Requirements » Retype the data that follows line by line, exactly, and leave its pictures out.

Provided data »
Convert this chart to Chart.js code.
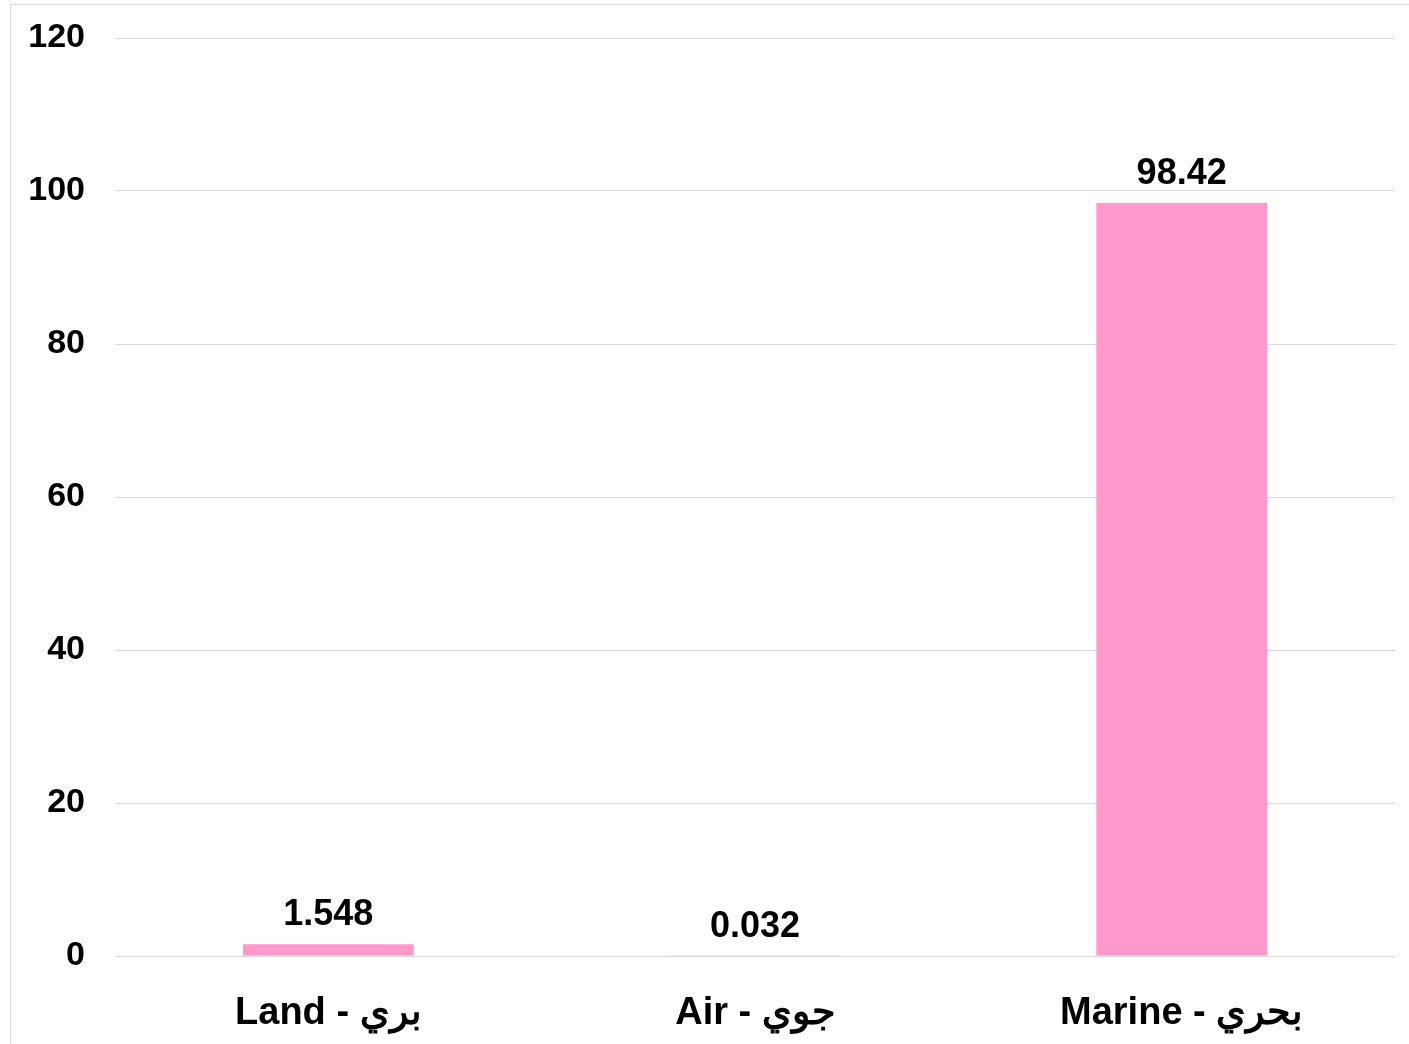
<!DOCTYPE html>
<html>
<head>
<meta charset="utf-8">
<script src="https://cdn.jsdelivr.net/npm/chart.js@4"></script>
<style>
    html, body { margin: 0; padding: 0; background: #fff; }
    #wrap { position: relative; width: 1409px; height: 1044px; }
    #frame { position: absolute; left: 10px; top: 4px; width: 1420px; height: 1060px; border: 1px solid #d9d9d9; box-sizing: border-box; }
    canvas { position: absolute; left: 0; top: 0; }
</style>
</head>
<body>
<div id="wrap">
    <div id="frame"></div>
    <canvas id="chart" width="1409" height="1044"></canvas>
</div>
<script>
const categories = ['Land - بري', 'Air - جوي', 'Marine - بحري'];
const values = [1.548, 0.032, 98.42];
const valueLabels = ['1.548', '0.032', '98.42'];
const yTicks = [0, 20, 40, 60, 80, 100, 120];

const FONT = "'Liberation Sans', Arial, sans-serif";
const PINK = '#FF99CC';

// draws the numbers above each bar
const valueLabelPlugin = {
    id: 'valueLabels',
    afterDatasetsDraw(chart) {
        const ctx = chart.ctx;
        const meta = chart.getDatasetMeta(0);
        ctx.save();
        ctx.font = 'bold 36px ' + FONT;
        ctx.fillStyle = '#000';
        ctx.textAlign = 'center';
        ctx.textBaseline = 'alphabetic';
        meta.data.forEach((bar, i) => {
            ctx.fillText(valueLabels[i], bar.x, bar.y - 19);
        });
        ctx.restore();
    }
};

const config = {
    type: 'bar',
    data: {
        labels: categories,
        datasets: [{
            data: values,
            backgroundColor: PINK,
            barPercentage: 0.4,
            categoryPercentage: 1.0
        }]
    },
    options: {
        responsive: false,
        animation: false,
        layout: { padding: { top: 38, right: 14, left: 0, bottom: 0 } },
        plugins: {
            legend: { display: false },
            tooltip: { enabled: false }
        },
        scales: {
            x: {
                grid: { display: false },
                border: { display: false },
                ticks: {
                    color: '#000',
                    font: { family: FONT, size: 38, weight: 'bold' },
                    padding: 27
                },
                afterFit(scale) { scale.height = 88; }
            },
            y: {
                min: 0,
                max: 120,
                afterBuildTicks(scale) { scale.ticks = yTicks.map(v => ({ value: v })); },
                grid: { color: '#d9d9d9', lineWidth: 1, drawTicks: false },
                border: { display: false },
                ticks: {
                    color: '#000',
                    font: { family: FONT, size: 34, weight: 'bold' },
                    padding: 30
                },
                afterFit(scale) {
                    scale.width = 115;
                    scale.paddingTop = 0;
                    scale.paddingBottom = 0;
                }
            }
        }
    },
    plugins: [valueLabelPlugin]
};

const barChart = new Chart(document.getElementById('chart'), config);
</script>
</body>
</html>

Response to this exercise »
Convert this chart to Chart.js code.
<!DOCTYPE html>
<html>
<head>
<meta charset="utf-8">
<script src="https://cdn.jsdelivr.net/npm/chart.js@4"></script>
<style>
    html, body { margin: 0; padding: 0; background: #fff; }
    #wrap { position: relative; width: 1409px; height: 1044px; }
    #frame { position: absolute; left: 10px; top: 4px; width: 1420px; height: 1060px; border: 1px solid #d9d9d9; box-sizing: border-box; }
    canvas { position: absolute; left: 0; top: 0; }
</style>
</head>
<body>
<div id="wrap">
    <div id="frame"></div>
    <canvas id="chart" width="1409" height="1044"></canvas>
</div>
<script>
const categories = ['Land - بري', 'Air - جوي', 'Marine - بحري'];
const values = [1.548, 0.032, 98.42];
const valueLabels = ['1.548', '0.032', '98.42'];
const yTicks = [0, 20, 40, 60, 80, 100, 120];

const FONT = "'Liberation Sans', Arial, sans-serif";
const PINK = '#FF99CC';

// draws the numbers above each bar
const valueLabelPlugin = {
    id: 'valueLabels',
    afterDatasetsDraw(chart) {
        const ctx = chart.ctx;
        const meta = chart.getDatasetMeta(0);
        ctx.save();
        ctx.font = 'bold 36px ' + FONT;
        ctx.fillStyle = '#000';
        ctx.textAlign = 'center';
        ctx.textBaseline = 'alphabetic';
        meta.data.forEach((bar, i) => {
            ctx.fillText(valueLabels[i], bar.x, bar.y - 19);
        });
        ctx.restore();
    }
};

const config = {
    type: 'bar',
    data: {
        labels: categories,
        datasets: [{
            data: values,
            backgroundColor: PINK,
            barPercentage: 0.4,
            categoryPercentage: 1.0
        }]
    },
    options: {
        responsive: false,
        animation: false,
        layout: { padding: { top: 38, right: 14, left: 0, bottom: 0 } },
        plugins: {
            legend: { display: false },
            tooltip: { enabled: false }
        },
        scales: {
            x: {
                grid: { display: false },
                border: { display: false },
                ticks: {
                    color: '#000',
                    font: { family: FONT, size: 38, weight: 'bold' },
                    padding: 27
                },
                afterFit(scale) { scale.height = 88; }
            },
            y: {
                min: 0,
                max: 120,
                afterBuildTicks(scale) { scale.ticks = yTicks.map(v => ({ value: v })); },
                grid: { color: '#d9d9d9', lineWidth: 1, drawTicks: false },
                border: { display: false },
                ticks: {
                    color: '#000',
                    font: { family: FONT, size: 34, weight: 'bold' },
                    padding: 30
                },
                afterFit(scale) {
                    scale.width = 115;
                    scale.paddingTop = 0;
                    scale.paddingBottom = 0;
                }
            }
        }
    },
    plugins: [valueLabelPlugin]
};

const barChart = new Chart(document.getElementById('chart'), config);
</script>
</body>
</html>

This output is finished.